## WHAT IS ASKED
Starting at the first line of the data below, retype every line up to and including the one containing "import pandas as pd".

## STORED DATA

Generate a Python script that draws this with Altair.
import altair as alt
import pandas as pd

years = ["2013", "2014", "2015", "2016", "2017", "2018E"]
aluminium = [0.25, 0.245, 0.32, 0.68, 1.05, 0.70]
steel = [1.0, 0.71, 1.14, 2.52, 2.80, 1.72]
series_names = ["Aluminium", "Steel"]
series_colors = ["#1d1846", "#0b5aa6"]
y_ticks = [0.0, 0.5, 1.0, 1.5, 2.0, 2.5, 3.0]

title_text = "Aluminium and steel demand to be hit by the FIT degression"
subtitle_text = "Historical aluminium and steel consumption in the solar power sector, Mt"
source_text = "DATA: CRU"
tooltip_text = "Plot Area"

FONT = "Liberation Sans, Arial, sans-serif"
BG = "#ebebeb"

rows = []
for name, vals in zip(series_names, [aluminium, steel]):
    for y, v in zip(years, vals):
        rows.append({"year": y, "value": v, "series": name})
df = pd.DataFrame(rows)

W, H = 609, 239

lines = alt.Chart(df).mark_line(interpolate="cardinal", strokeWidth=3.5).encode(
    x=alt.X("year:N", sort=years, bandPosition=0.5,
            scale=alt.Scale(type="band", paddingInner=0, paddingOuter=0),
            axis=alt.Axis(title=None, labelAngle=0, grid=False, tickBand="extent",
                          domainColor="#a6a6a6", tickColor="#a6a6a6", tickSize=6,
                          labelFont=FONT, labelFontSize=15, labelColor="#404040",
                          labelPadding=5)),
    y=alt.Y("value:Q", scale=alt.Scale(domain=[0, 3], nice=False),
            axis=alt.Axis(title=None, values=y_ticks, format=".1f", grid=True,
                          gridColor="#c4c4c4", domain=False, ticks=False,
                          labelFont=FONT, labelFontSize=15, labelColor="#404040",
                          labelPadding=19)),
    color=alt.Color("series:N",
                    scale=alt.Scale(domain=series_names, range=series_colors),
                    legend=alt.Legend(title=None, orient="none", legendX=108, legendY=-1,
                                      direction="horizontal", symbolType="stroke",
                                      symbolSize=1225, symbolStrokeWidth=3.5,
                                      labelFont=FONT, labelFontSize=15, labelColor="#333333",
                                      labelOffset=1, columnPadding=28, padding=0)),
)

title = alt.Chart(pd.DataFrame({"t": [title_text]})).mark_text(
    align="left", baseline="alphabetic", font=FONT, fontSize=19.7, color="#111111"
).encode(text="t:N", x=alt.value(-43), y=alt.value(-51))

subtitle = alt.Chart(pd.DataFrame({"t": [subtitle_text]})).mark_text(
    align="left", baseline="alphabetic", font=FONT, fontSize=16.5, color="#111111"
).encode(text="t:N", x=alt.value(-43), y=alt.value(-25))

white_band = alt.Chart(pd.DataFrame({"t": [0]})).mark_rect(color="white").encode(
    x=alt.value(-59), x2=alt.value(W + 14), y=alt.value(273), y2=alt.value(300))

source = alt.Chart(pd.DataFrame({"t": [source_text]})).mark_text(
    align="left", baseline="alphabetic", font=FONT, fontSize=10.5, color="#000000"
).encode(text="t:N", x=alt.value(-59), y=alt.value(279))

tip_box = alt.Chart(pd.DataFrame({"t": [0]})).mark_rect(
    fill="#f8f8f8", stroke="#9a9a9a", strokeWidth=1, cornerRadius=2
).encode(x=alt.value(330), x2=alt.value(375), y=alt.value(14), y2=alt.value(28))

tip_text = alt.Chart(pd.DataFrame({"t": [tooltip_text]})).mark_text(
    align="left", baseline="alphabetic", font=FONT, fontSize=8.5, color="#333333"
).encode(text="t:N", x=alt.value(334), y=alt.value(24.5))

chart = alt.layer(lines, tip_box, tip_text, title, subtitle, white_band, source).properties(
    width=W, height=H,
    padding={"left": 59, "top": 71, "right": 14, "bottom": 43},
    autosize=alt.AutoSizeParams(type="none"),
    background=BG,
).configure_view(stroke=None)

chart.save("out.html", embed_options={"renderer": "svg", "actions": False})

## TASK RESULT
Generate a Python script that draws this with Altair.
import altair as alt
import pandas as pd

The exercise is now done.